[ovirt-devel] [VDSM][sampling] thread pool status and handling of stuck calls

Fri Jul 4 20:30:24 UTC 2014

----- Original Message -----
> From: "Francesco Romani" <fromani at redhat.com>
> To: devel at ovirt.org
> Sent: Friday, July 4, 2014 5:48:59 PM
> Subject: [ovirt-devel] [VDSM][sampling] thread pool status and handling of	stuck calls
> 
> Hi,
> 
> Nir has begun reviewing my draft patches about the thread pool and sampling
> refactoring (thanks!),
> and already suggested quite some improvements which I'd like to summarize
> 
> Quick links to the ongoing discussion:
> http://gerrit.ovirt.org/#/c/29191/8/lib/threadpool/worker.py,cm
> http://gerrit.ovirt.org/#/c/29190/4/lib/threadpool/README.rst,cm
> 
> Quick summary of the discussion on gerrit so far:
> 1. extract the scheduling logic from the thread pool. Either add a separate
> scheduler class
>    or let the sampling task reschedule themselves after a succesfull
>    completion.
>    In any way the concept of  'periodic task', and the added complexity,
>    isn't needed.

This will also allow task to change the sampling policy depending on the results.
If some calls always fails, maybe we can run it less often.

> 
> 2. drop all the *queue classes I've added, thus making the package simpler.
>    They are no longer needed since we remove the concept of periodic task.
> 
> 3. have per-task timeout, move the stuck task detection elsewhere, like in
> the worker thread, ot
>    maybe better in the aforementioned scheduler.

The scheduler should not care about task status or results, it should be 
responsible for starting a task when it should run.

>    If the scheduler finds that any task started in the former pass (or even
>    before!)
>    has not yet completed, there is no point in keeping this task alive and it
>    should be cancelled.

It should not do this. If we schedule task when it was finished, we cannot get
into this state, that a new task started while the previous task is still running.

> 
> 4. the sampling task (or maybe the scheduler) can be smarter and halting the
> sample in presence of
>    not responding calls for a given VM, granted the VM reports its
>    'health'/responsiveness.

The scheduler should not do this.
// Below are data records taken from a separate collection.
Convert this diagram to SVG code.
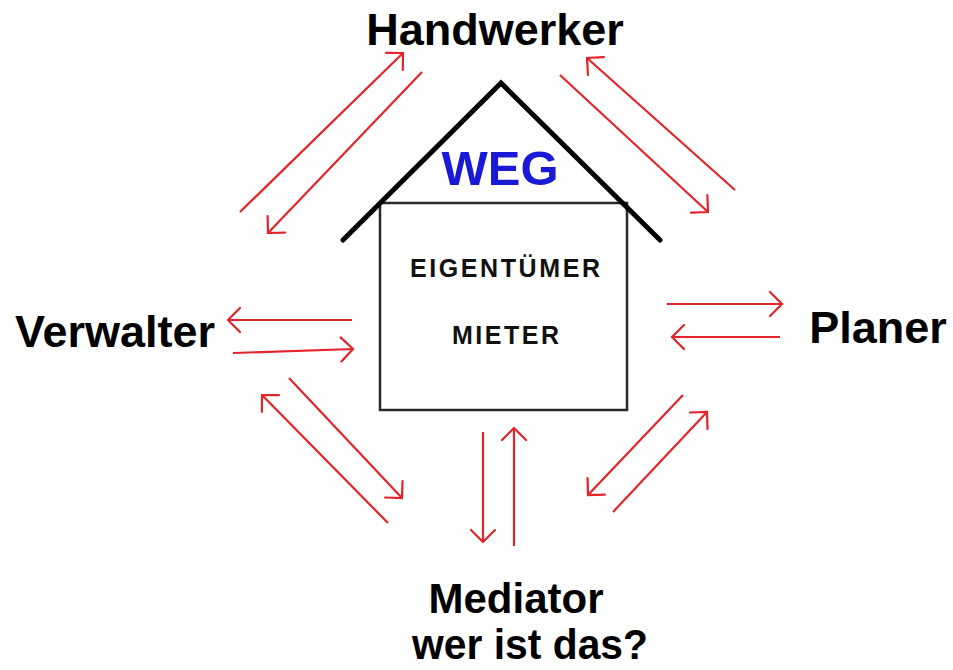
<svg xmlns="http://www.w3.org/2000/svg" width="953" height="670" viewBox="0 0 953 670">
<defs>
<marker id="chev" markerUnits="userSpaceOnUse" markerWidth="30" markerHeight="30" viewBox="-15 -15 30 30" refX="0" refY="0" orient="auto">
<path d="M-12,-12 L0,0 L-12,12" fill="none" stroke="#e3242b" stroke-width="2.2" stroke-linecap="round" stroke-linejoin="miter"/>
</marker>
</defs>
<style>
.lbl{font-family:"Liberation Sans",Arial,sans-serif;font-weight:bold;fill:#000}
.big{font-size:45px}
.med{font-size:42px}
.in{font-size:25px;fill:#111}
.arr{fill:none;stroke:#e3242b;stroke-width:2.2;marker-end:url(#chev)}
</style>
<rect width="953" height="670" fill="#fff"/>
<g id="house">
<rect x="380" y="203" width="247" height="207" fill="none" stroke="#2a2a2a" stroke-width="2.5"/>
<polyline points="343,240 501,83 660,240" fill="none" stroke="#000" stroke-width="5" stroke-linecap="round" stroke-linejoin="miter"/>
<text x="500" y="185" text-anchor="middle" style="font-family:'Liberation Sans',Arial,sans-serif;font-weight:bold;font-size:49px;fill:#1a1ad6">WEG</text>
<text class="lbl in" x="410" y="277" textLength="190" lengthAdjust="spacing">EIGENTÜMER</text>
<text class="lbl in" x="452" y="344" textLength="107" lengthAdjust="spacing">MIETER</text>
</g>
<g id="handwerker"><text class="lbl big" x="495" y="45" text-anchor="middle">Handwerker</text></g>
<g id="verwalter"><text class="lbl big" x="15" y="347">Verwalter</text></g>
<g id="planer"><text class="lbl big" x="878" y="343" text-anchor="middle">Planer</text></g>
<g id="mediator">
<text class="lbl med" x="516" y="613" text-anchor="middle">Mediator</text>
<text class="lbl med" x="530" y="659" text-anchor="middle" textLength="236" lengthAdjust="spacingAndGlyphs">wer ist das?</text>
</g>
<g id="connectors">
<path class="arr" d="M240,212 L403,53"/>
<path class="arr" d="M422,72 L268,233"/>
<path class="arr" d="M735,190 L587,58"/>
<path class="arr" d="M560,75 L708,212"/>
<path class="arr" d="M352,320 L228,320"/>
<path class="arr" d="M233,353 L353,349"/>
<path class="arr" d="M667,304 L782,304"/>
<path class="arr" d="M780,337 L672,337"/>
<path class="arr" d="M388,523 L262,395"/>
<path class="arr" d="M289,378 L402,498"/>
<path class="arr" d="M683,395 L588,495"/>
<path class="arr" d="M613,512 L707,412"/>
<path class="arr" d="M483,432 L483,542"/>
<path class="arr" d="M514,546 L514,428"/>
</g>
</svg>
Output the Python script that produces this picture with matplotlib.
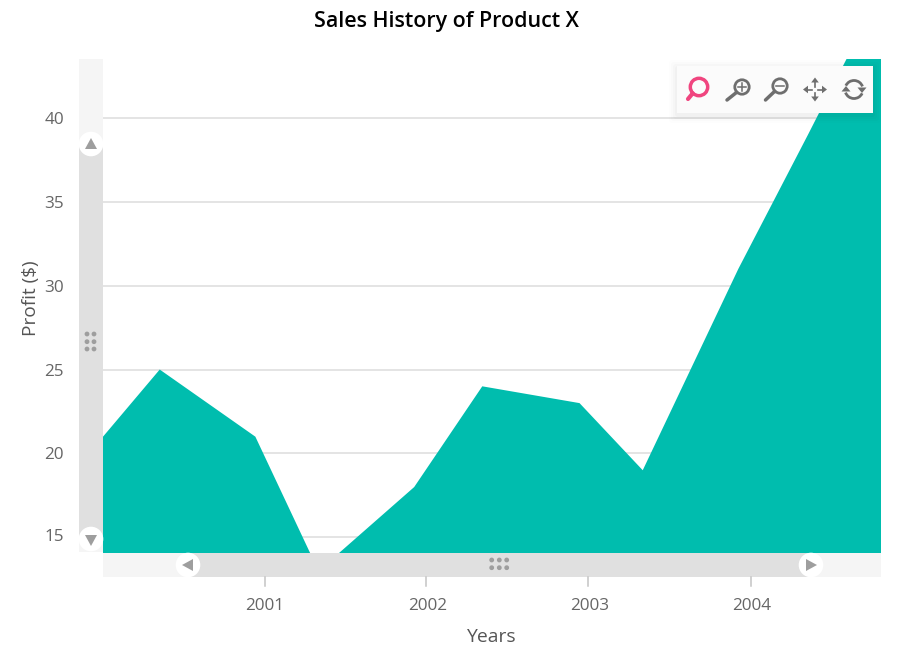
import matplotlib
matplotlib.use("Agg")
import matplotlib.pyplot as plt
from matplotlib.patches import Arc, Circle, Polygon, Rectangle, FancyBboxPatch
from matplotlib.transforms import ScaledTranslation

plt.rcParams['font.family'] = ['Open Sans', 'DejaVu Sans']

years = [1999.93, 2000.35, 2000.94, 2001.33, 2001.92, 2002.34, 2002.94, 2003.33, 2003.92, 2004.35, 2004.93]
profit = [20.2, 25, 21, 13, 18, 24, 23, 19, 31, 39, 50]
x_ticks = [2001, 2002, 2003, 2004]
y_ticks = [15, 20, 25, 30, 35, 40]

W, H = 907, 650
TEAL = "#00bdae"
GRIP = "#9e9e9e"
ICON = "#6e6e6e"
PINK = "#f0457f"

fig = plt.figure(figsize=(W / 100, H / 100), dpi=100)
ax = fig.add_axes([103 / W, 1 - 552.5 / H, (881 - 103) / W, (552.5 - 59) / H])
ax.fill_between(years, profit, 0, color=TEAL, lw=0, zorder=3)
ax.set_xlim(2000, 2004.8)
ax.set_ylim(14.1, 43.5)
ax.set_xticks(x_ticks)
ax.set_yticks(y_ticks)
ax.set_xticklabels([str(v) for v in x_ticks])
ax.grid(axis="y", color="#dcdcdc", lw=1.1, zorder=1)
ax.set_axisbelow(True)
for s in ax.spines.values():
    s.set_visible(False)
ax.tick_params(axis="y", length=0, pad=28, labelsize=12.3, labelcolor="#666666")
ax.tick_params(axis="x", length=0, pad=33, labelsize=12.3, labelcolor="#666666")
# lowest label sits a little above its tick
low = ax.get_yticklabels()[0]
low.set_transform(low.get_transform() + ScaledTranslation(0, 1.5 / 72, fig.dpi_scale_trans))

fig.text(492 / W, 1 - 637 / H, "Years", ha="center", va="center", fontsize=13.9, color="#555555")
fig.text(31 / W, 1 - 298 / H, "Profit ($)", ha="center", va="center", rotation=90, fontsize=13.7, color="#555555")
fig.text(446.5 / W, 1 - 21 / H, "Sales History of Product X", ha="center", va="center",
         fontsize=15.4, fontweight=600, color="black")

# pixel space overlay for the scrollbars and the zoom toolbar
ui = fig.add_axes([0, 0, 1, 1], zorder=10)
ui.set_xlim(0, W)
ui.set_ylim(H, 0)
ui.axis("off")
ui.patch.set_alpha(0)


def rect(x0, y0, x1, y1, color, z=1):
    ui.add_patch(Rectangle((x0, y0), x1 - x0, y1 - y0, fc=color, ec="none", zorder=z))


def tri(pts, color=GRIP, z=4):
    ui.add_patch(Polygon(pts, closed=True, fc=color, ec="none", zorder=z))


def grip(xs, ys):
    for gx in xs:
        for gy in ys:
            ui.add_patch(Circle((gx, gy), 2.4, fc=GRIP, ec="none", zorder=4))


# vertical scrollbar
rect(79, 59, 103, 552, "#f5f5f5")
rect(79, 144, 103, 539, "#e0e0e0", 2)
ui.add_patch(Circle((91, 144), 12.3, fc="white", ec="none", zorder=3))
ui.add_patch(Circle((91, 539), 12.3, fc="white", ec="none", zorder=3))
tri([(85, 149), (97, 149), (91, 138)])
tri([(85, 535), (97, 535), (91, 546)])
grip([87, 94], [334, 341.7, 349])

# horizontal scrollbar
rect(103, 553, 881, 577, "#f5f5f5")
rect(188, 553, 811, 577, "#e0e0e0", 2)
ui.add_patch(Circle((188, 565), 12.3, fc="white", ec="none", zorder=3))
ui.add_patch(Circle((811, 565), 12.3, fc="white", ec="none", zorder=3))
tri([(193, 559), (193, 571), (182, 565)])
tri([(806, 559), (806, 571), (817, 565)])
grip([491.7, 499.3, 506.7], [560, 567.7])

# axis ticks under the scrollbar
for px in (265, 426, 588, 751):
    ui.plot([px, px], [577, 586], color="#c4c4c4", lw=1.1, zorder=2)

# toolbar with a soft shadow
for i, a in zip((8, 6, 4, 2), (0.008, 0.012, 0.016, 0.02)):
    ui.add_patch(FancyBboxPatch((677 - i, 66 - i + 2), 196 + 2 * i, 47 + 2 * i,
                                boxstyle="round,pad=0,rounding_size=3",
                                fc="black", ec="none", alpha=a, zorder=5))
rect(677, 66, 873, 113, "#fbfbfb", 6)


def lens(cx, cy, color, r=7.2, lw=2.0, hx=0, hy=0):
    ui.add_patch(Circle((cx, cy), r, fc="none", ec=color, lw=lw, zorder=7))
    ui.plot([cx - r * 0.72, hx], [cy + r * 0.72, hy], color=color, lw=lw + 0.5, zorder=7, solid_capstyle="round")


lens(699, 87, PINK, r=8.7, lw=2.5, hx=688, hy=99)
lens(742, 87, ICON, hx=727, hy=100)
ui.plot([738, 746], [87, 87], color=ICON, lw=1.1, zorder=7)
ui.plot([742, 742], [83, 91], color=ICON, lw=1.1, zorder=7)
lens(780, 86, ICON, hx=765.5, hy=100)
ui.plot([776, 784], [86, 86], color=ICON, lw=1.1, zorder=7)

# pan icon
for dx, dy in ((0, -1), (0, 1), (-1, 0), (1, 0)):
    ui.plot([815 + 3 * dx, 815 + 8 * dx], [89.5 + 3 * dy, 89.5 + 8 * dy], color=ICON, lw=1.2, zorder=7)
    px, py = 815 + 12 * dx, 89.5 + 12 * dy
    tri([(px, py), (px - 5 * dx + 3.8 * dy, py - 5 * dy + 3.8 * dx),
         (px - 5 * dx - 3.8 * dy, py - 5 * dy - 3.8 * dx)], ICON, 7)

# reset icon
ui.add_patch(Arc((854, 89.5), 18, 18, theta1=205, theta2=340, ec=ICON, lw=2, zorder=7))
ui.add_patch(Arc((854, 89.5), 18, 18, theta1=25, theta2=160, ec=ICON, lw=2, zorder=7))
tri([(857.5, 87.5), (866.5, 87.5), (862, 93)], ICON, 7)
tri([(841.5, 91.5), (850.5, 91.5), (846, 86)], ICON, 7)

fig.savefig("out.png", dpi=100, facecolor="white")
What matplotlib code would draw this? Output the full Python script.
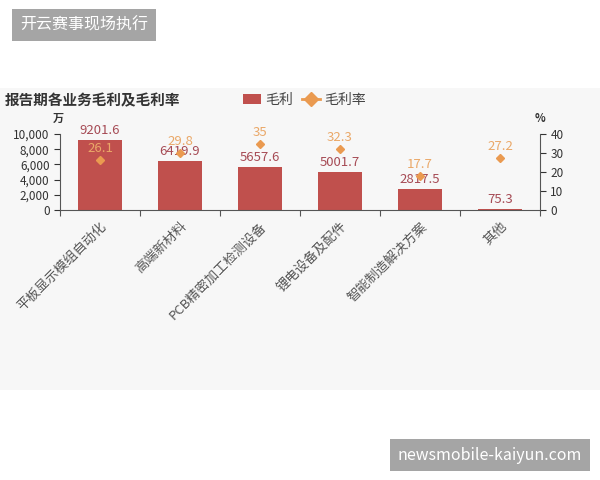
import matplotlib
matplotlib.use("Agg")
import matplotlib.pyplot as plt
from matplotlib.patches import Rectangle
from matplotlib.lines import Line2D

plt.rcParams['font.family'] = ['Noto Sans CJK SC', 'DejaVu Sans']

# data
categories = ["平板显示模组自动化", "高端新材料", "PCB精密加工检测设备",
              "锂电设备及配件", "智能制造解决方案", "其他"]
gross_profit = [9201.6, 6419.9, 5657.6, 5001.7, 2817.5, 75.3]   # 万
gross_margin = [26.1, 29.8, 35, 32.3, 17.7, 27.2]               # %

bar_color = "#c0504d"
dot_color = "#ea9a50"

fig = plt.figure(figsize=(6, 4.8), dpi=100)
fig.patch.set_facecolor("white")

# light gray chart background
fig.patches.append(Rectangle((0, 1 - 390 / 480), 1, (390 - 88) / 480,
                             transform=fig.transFigure, facecolor="#f7f7f7",
                             edgecolor="none", zorder=-5))

ax = fig.add_axes([0.1, 1 - 210 / 480, 0.8, 76 / 480])
ax.set_facecolor("none")
x = list(range(len(categories)))
ax.bar(x, gross_profit, width=0.56, color=bar_color, zorder=2)
ax.set_xlim(-0.5, len(categories) - 0.5)
ax.set_ylim(0, 10000)
ax.set_yticks([0, 2000, 4000, 6000, 8000, 10000])
ax.set_yticklabels(["0", "2,000", "4,000", "6,000", "8,000", "10,000"])
ax.set_xticks([i - 0.5 for i in range(len(categories) + 1)], minor=False)
ax.set_xticklabels([])
ax.set_xticks(x, minor=True)
ax.set_xticklabels(categories, minor=True, rotation=45, ha="right",
                   rotation_mode="anchor", fontsize=9.5, color="#555555")
ax.tick_params(axis="x", which="minor", length=0, pad=7)
ax.tick_params(axis="x", which="major", length=4, color="#555555")
ax.tick_params(axis="y", labelsize=8.5, colors="#333333", length=4)
for side in ["top", "right"]:
    ax.spines[side].set_visible(False)
ax.spines["left"].set_color("#555555")
ax.spines["bottom"].set_color("#555555")
for i, v in enumerate(gross_profit):
    ax.text(i, v + 400, f"{v}", ha="center", va="bottom", fontsize=9.5,
            color="#a64b55", zorder=4)

ax2 = ax.twinx()
ax2.set_ylim(0, 40)
ax2.set_yticks([0, 10, 20, 30, 40])
ax2.plot(x, gross_margin, linestyle="none", marker="D", markersize=4.5,
         color=dot_color, zorder=3)
ax2.tick_params(axis="y", labelsize=8.5, colors="#333333", length=4)
for side in ["top", "left", "bottom"]:
    ax2.spines[side].set_visible(False)
ax2.spines["right"].set_color("#555555")
for i, v in enumerate(gross_margin):
    ax2.text(i, v + 2.6, f"{v:g}", ha="center", va="bottom", fontsize=9.5,
             color="#eaa868", zorder=4)

fig.text(58 / 600, 1 - 118 / 480, "万", fontsize=8, fontweight="bold",
         ha="center", va="center", color="#333333")
fig.text(540 / 600, 1 - 118 / 480, "%", fontsize=8, fontweight="bold",
         ha="center", va="center", color="#333333")

fig.text(5 / 600, 1 - 100 / 480, "报告期各业务毛利及毛利率", fontsize=10.5,
         fontweight="bold", ha="left", va="center", color="#333333")

handles = [Rectangle((0, 0), 1, 1, facecolor=bar_color),
           Line2D([], [], linestyle="-", linewidth=2, marker="D", markersize=7,
                  color=dot_color)]
fig.legend(handles, ["毛利", "毛利率"], loc="center left",
           bbox_to_anchor=(230 / 600, 1 - 100 / 480), ncol=2, frameon=False,
           fontsize=10, handlelength=1.3, handleheight=0.8, columnspacing=0.7,
           handletextpad=0.3, labelcolor="#444444")

# watermark boxes
fig.text(84 / 600, 1 - 25 / 480, "开云赛事现场执行", fontsize=11.5, color="white",
         ha="center", va="center",
         bbox=dict(boxstyle="square,pad=0.5", facecolor="#a5a5a5", edgecolor="none"))
fig.text(490 / 600, 1 - 455 / 480, "newsmobile-kaiyun.com", fontsize=11.5,
         color="white", ha="center", va="center",
         bbox=dict(boxstyle="square,pad=0.5", facecolor="#a5a5a5", edgecolor="none"))

fig.savefig("out.png", dpi=100)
The object that ask scheduled the tasks should
cancel them if the vm is not responding.

The current model get this right because all calls related to specific vm
are run on the same vm thread, so stuck call will prevent all other calls
from running.

Seems that this is an important requirement, if we have this issue - that 
all call realted specific vm may start block forever. Did we know that this
happens?

If one vm may stoop responding, causing all libvirt calls for this vm to
block, then a thread pool with one connection per worker thread can lead
to a failure when all connection happen to run a request that blocks
the thread. If this is the case, then each task related to one vm must
depend on other tasks and should not be skipped until the previous task
returned, simulating the current threading model without creating 100's
of threads.

> 
> (Hopefully I haven't forgot anything big)
> 
> In the draft currently published, I reluctantly added the *queue classes and
> I agree the periodic
> task implementation is messy, so I'll be very happy to drop them.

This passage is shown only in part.